▶ _Work required_
Exactly repeat the material, dropping only the pictures.

▶ _Data provided_
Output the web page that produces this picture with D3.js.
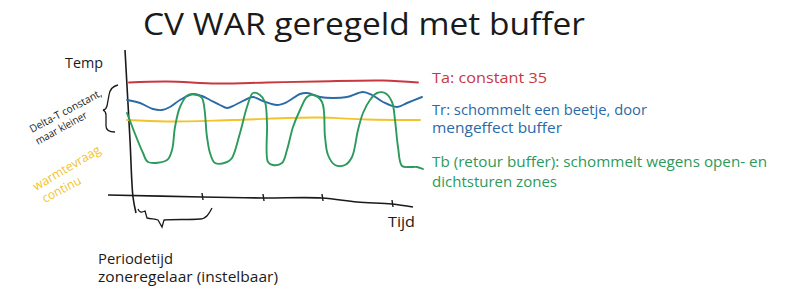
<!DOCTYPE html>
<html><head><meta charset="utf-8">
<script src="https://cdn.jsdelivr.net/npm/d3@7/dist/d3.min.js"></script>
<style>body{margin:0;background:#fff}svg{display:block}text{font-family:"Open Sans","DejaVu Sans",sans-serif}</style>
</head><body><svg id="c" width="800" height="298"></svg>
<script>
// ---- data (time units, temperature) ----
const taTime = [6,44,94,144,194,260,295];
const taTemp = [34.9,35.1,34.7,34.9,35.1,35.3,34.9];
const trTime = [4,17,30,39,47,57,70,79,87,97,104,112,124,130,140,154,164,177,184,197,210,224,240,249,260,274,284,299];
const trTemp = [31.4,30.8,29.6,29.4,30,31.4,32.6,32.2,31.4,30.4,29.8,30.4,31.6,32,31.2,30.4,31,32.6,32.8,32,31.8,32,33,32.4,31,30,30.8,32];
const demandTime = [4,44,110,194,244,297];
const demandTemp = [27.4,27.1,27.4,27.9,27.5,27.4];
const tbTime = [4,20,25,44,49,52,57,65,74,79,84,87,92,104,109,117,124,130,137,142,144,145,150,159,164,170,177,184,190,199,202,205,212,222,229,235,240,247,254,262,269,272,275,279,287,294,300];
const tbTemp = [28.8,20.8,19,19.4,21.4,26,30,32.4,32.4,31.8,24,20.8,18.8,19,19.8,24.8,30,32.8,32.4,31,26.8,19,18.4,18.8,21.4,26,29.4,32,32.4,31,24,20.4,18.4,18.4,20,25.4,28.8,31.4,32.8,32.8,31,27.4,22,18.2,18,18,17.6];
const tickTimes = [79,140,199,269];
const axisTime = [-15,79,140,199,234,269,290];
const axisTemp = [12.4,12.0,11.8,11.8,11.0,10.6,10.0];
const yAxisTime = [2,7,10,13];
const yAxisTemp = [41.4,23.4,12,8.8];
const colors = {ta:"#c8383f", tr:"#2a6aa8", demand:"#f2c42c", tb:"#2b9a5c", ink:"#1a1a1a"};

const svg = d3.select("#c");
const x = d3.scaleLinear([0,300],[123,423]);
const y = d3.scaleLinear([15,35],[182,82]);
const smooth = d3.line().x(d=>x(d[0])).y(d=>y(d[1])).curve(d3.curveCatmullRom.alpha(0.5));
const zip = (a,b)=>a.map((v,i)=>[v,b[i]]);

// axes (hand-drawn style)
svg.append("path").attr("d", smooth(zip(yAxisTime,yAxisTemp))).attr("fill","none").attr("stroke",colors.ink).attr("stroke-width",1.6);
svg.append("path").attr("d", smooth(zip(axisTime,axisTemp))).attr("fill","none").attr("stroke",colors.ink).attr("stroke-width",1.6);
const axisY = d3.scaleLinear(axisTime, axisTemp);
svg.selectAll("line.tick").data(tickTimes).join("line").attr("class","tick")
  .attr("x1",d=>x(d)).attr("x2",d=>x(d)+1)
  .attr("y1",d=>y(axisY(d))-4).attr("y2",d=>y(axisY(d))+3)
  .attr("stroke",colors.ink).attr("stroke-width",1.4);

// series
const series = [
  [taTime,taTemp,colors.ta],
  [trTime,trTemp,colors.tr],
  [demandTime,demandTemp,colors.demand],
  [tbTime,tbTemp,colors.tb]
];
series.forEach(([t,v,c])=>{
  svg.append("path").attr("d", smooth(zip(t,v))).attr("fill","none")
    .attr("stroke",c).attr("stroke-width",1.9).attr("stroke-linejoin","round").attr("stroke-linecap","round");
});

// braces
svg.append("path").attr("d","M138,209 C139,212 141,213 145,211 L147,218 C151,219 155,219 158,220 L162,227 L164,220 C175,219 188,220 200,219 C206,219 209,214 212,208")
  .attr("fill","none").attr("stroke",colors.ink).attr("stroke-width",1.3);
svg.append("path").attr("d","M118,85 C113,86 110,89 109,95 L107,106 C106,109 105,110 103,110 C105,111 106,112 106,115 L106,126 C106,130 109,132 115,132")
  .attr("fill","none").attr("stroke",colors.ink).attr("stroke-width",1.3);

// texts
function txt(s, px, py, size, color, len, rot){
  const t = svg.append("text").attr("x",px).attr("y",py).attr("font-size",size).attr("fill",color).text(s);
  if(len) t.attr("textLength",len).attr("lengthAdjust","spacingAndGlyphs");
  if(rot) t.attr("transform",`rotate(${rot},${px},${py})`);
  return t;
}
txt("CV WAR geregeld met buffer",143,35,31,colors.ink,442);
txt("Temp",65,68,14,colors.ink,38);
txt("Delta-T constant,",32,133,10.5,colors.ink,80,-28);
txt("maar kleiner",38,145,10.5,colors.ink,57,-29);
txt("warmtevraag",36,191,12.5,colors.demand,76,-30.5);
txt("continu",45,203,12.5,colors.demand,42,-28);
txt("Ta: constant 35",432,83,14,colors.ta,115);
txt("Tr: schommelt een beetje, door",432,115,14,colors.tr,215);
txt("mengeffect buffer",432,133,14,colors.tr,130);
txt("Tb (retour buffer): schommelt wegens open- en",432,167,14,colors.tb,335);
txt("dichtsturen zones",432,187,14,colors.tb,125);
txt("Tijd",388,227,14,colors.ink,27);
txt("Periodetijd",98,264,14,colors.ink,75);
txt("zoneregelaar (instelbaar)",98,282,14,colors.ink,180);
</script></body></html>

▶ _Full response_
Output the web page that produces this picture with D3.js.
<!DOCTYPE html>
<html><head><meta charset="utf-8">
<script src="https://cdn.jsdelivr.net/npm/d3@7/dist/d3.min.js"></script>
<style>body{margin:0;background:#fff}svg{display:block}text{font-family:"Open Sans","DejaVu Sans",sans-serif}</style>
</head><body><svg id="c" width="800" height="298"></svg>
<script>
// ---- data (time units, temperature) ----
const taTime = [6,44,94,144,194,260,295];
const taTemp = [34.9,35.1,34.7,34.9,35.1,35.3,34.9];
const trTime = [4,17,30,39,47,57,70,79,87,97,104,112,124,130,140,154,164,177,184,197,210,224,240,249,260,274,284,299];
const trTemp = [31.4,30.8,29.6,29.4,30,31.4,32.6,32.2,31.4,30.4,29.8,30.4,31.6,32,31.2,30.4,31,32.6,32.8,32,31.8,32,33,32.4,31,30,30.8,32];
const demandTime = [4,44,110,194,244,297];
const demandTemp = [27.4,27.1,27.4,27.9,27.5,27.4];
const tbTime = [4,20,25,44,49,52,57,65,74,79,84,87,92,104,109,117,124,130,137,142,144,145,150,159,164,170,177,184,190,199,202,205,212,222,229,235,240,247,254,262,269,272,275,279,287,294,300];
const tbTemp = [28.8,20.8,19,19.4,21.4,26,30,32.4,32.4,31.8,24,20.8,18.8,19,19.8,24.8,30,32.8,32.4,31,26.8,19,18.4,18.8,21.4,26,29.4,32,32.4,31,24,20.4,18.4,18.4,20,25.4,28.8,31.4,32.8,32.8,31,27.4,22,18.2,18,18,17.6];
const tickTimes = [79,140,199,269];
const axisTime = [-15,79,140,199,234,269,290];
const axisTemp = [12.4,12.0,11.8,11.8,11.0,10.6,10.0];
const yAxisTime = [2,7,10,13];
const yAxisTemp = [41.4,23.4,12,8.8];
const colors = {ta:"#c8383f", tr:"#2a6aa8", demand:"#f2c42c", tb:"#2b9a5c", ink:"#1a1a1a"};

const svg = d3.select("#c");
const x = d3.scaleLinear([0,300],[123,423]);
const y = d3.scaleLinear([15,35],[182,82]);
const smooth = d3.line().x(d=>x(d[0])).y(d=>y(d[1])).curve(d3.curveCatmullRom.alpha(0.5));
const zip = (a,b)=>a.map((v,i)=>[v,b[i]]);

// axes (hand-drawn style)
svg.append("path").attr("d", smooth(zip(yAxisTime,yAxisTemp))).attr("fill","none").attr("stroke",colors.ink).attr("stroke-width",1.6);
svg.append("path").attr("d", smooth(zip(axisTime,axisTemp))).attr("fill","none").attr("stroke",colors.ink).attr("stroke-width",1.6);
const axisY = d3.scaleLinear(axisTime, axisTemp);
svg.selectAll("line.tick").data(tickTimes).join("line").attr("class","tick")
  .attr("x1",d=>x(d)).attr("x2",d=>x(d)+1)
  .attr("y1",d=>y(axisY(d))-4).attr("y2",d=>y(axisY(d))+3)
  .attr("stroke",colors.ink).attr("stroke-width",1.4);

// series
const series = [
  [taTime,taTemp,colors.ta],
  [trTime,trTemp,colors.tr],
  [demandTime,demandTemp,colors.demand],
  [tbTime,tbTemp,colors.tb]
];
series.forEach(([t,v,c])=>{
  svg.append("path").attr("d", smooth(zip(t,v))).attr("fill","none")
    .attr("stroke",c).attr("stroke-width",1.9).attr("stroke-linejoin","round").attr("stroke-linecap","round");
});

// braces
svg.append("path").attr("d","M138,209 C139,212 141,213 145,211 L147,218 C151,219 155,219 158,220 L162,227 L164,220 C175,219 188,220 200,219 C206,219 209,214 212,208")
  .attr("fill","none").attr("stroke",colors.ink).attr("stroke-width",1.3);
svg.append("path").attr("d","M118,85 C113,86 110,89 109,95 L107,106 C106,109 105,110 103,110 C105,111 106,112 106,115 L106,126 C106,130 109,132 115,132")
  .attr("fill","none").attr("stroke",colors.ink).attr("stroke-width",1.3);

// texts
function txt(s, px, py, size, color, len, rot){
  const t = svg.append("text").attr("x",px).attr("y",py).attr("font-size",size).attr("fill",color).text(s);
  if(len) t.attr("textLength",len).attr("lengthAdjust","spacingAndGlyphs");
  if(rot) t.attr("transform",`rotate(${rot},${px},${py})`);
  return t;
}
txt("CV WAR geregeld met buffer",143,35,31,colors.ink,442);
txt("Temp",65,68,14,colors.ink,38);
txt("Delta-T constant,",32,133,10.5,colors.ink,80,-28);
txt("maar kleiner",38,145,10.5,colors.ink,57,-29);
txt("warmtevraag",36,191,12.5,colors.demand,76,-30.5);
txt("continu",45,203,12.5,colors.demand,42,-28);
txt("Ta: constant 35",432,83,14,colors.ta,115);
txt("Tr: schommelt een beetje, door",432,115,14,colors.tr,215);
txt("mengeffect buffer",432,133,14,colors.tr,130);
txt("Tb (retour buffer): schommelt wegens open- en",432,167,14,colors.tb,335);
txt("dichtsturen zones",432,187,14,colors.tb,125);
txt("Tijd",388,227,14,colors.ink,27);
txt("Periodetijd",98,264,14,colors.ink,75);
txt("zoneregelaar (instelbaar)",98,282,14,colors.ink,180);
</script></body></html>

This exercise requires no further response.